Keep from hitting a man when he is down;

Keep down his pride in victory;

Keep a stout heart in defeat accepted with good grace;

Keep a sound soul and a clean mind in a healthy body.

===From Marlborough College Register===
Percy Redfern Creed: Son of Revd. J. C. Creed of Moyglare Glebe, Maynooth, Ireland. Born: 13 May 1874. Arrived at Marlborough College as a Foundation Scholar in January 1888. His boarding house was B2 where his Housemaster was Mr A. C. Champneys. He was a member of the college's 1st
Cricket XI in the Summer of both 1891 and 1892. He left Marlborough in July 1892 and went on to study at Trinity College, Cambridge. He joined the Army in 1897 (The Rifle Brigade) and retired from the Army in 1904. During World War I he rejoined the Army in 1915 with the rank of Captain and retired from the Army again in 1920.

The only other details about him which have come to hand concern his cricketing ability.
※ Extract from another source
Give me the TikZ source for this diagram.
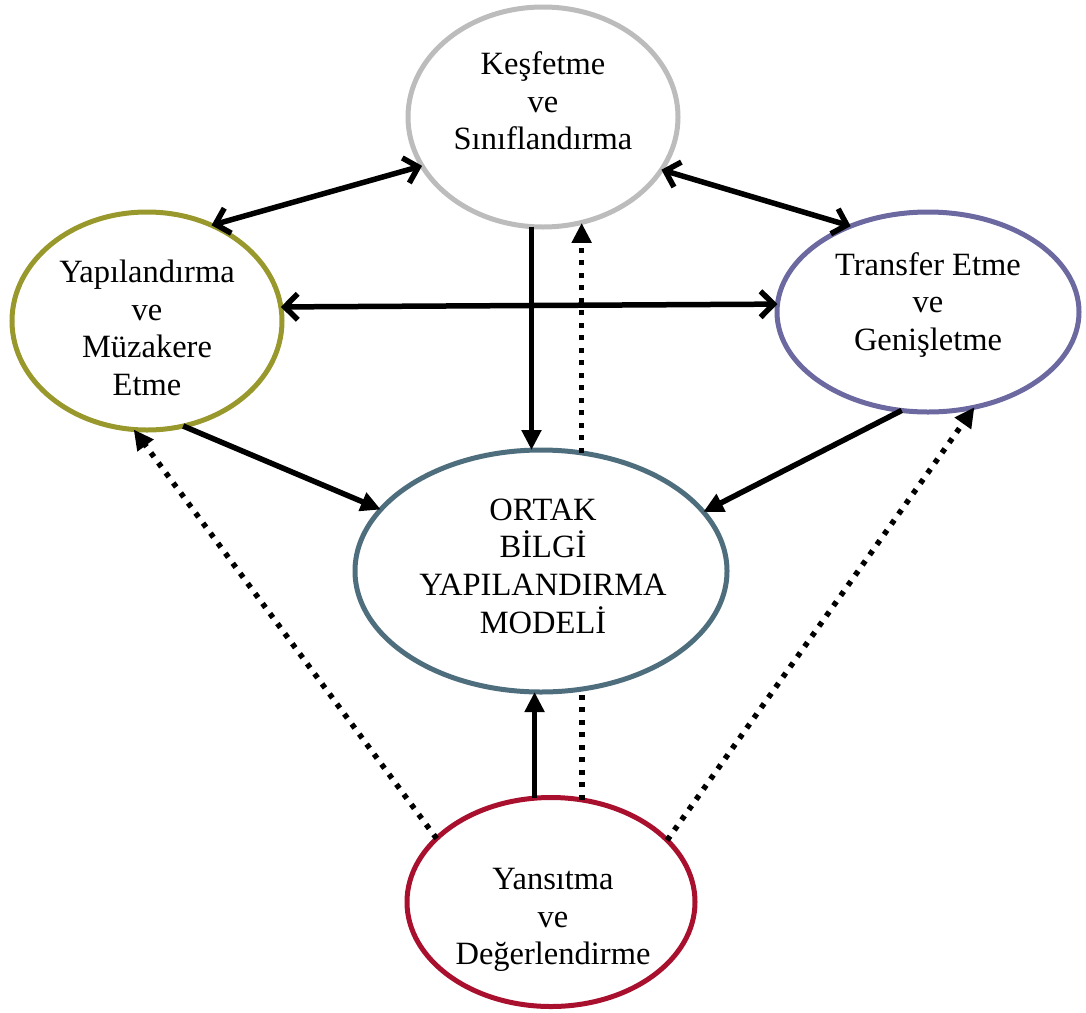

At the end of his final term here (27 July 1892) he played cricket for Marlborough College in the annual two-day match at Lord's Cricket Ground in London against Rugby School. Batting at Number 3, he scored 211 runs (out of a team total of 432 runs) and more or less guaranteed that Marlborough would win the match. In the College magazine ("The Marlburian") it described his cricketing abilities as follows:

A fine bat with good cutting and driving powers, weak on the leg side, but too indifferent to the game. Fair field, at some times a brilliant one, but too slow in returning the ball.

===From The Rifle Brigade===
==== Have established the following, that Percy Redfern Creed ====
1. Transferred into The Rifle Brigade as a regular Army officer from the 9th Bn RB, which was the West Meath Militia, on 1 December 1897, as a 2/Lt
2. Joined the 3rd Bn RB in Umballah (India) in February 1898. Still a 2/Lt. 3RB marched to Rawalpindi arriving on 26 November 1898, having left Umballah on 24 October
3. 1899 – Still in Rawalpindi with 3RB. Promoted to Lt 4 Dec 1899
4. 1900 – Still in Rawalpindi. Member of 3RB Polo Team which won the All India Regimental Polo Cup
5. 1901 – 18 Jan went with 3RB to Meerut. 2 March left 3RB for The Rifle Depot, here in the barracks in Winchester
6. 1902 – Promoted to Captain on 22 Jan 1902. Joined 4RB on 2 August 1902 in South Africa (Bloemfontein)
7. 1903 – 13 Jan to 4 Feb sailed from S. Africa on board HM Troopship 'Ortona', arriving in Southampton (or sailed in the SS Kinfauns Castle from Cape Town to Southampton 10 to 27 December 1902, as he is included in The Times list of officers on that ship). Proceeded to Chatham. Played in the battalion rackets pair which reached the semi-final of the Army Championship.
8. 1904 – 9 March Capt Creed retired
9. 1914 – Capt Creed joined 7th Bn RB on 19 September
10. 1915 – 20 May 7RB crossed to France

Have been unable to establish at what time Capt Creed left 7RB to join the staff. He appears to have retired in 1915.

== Bibliography ==
===Books===
- "The Boston Society of Natural History, 1830-1930." (1930) (See Boston Society of Natural History.)
- How to Get Things Done (1938)
- G. T. D. (1939)
- Getting Things Done (1946)

===Articles===
- "Children as Town Planners" for Journal of Education, 17 October 1932.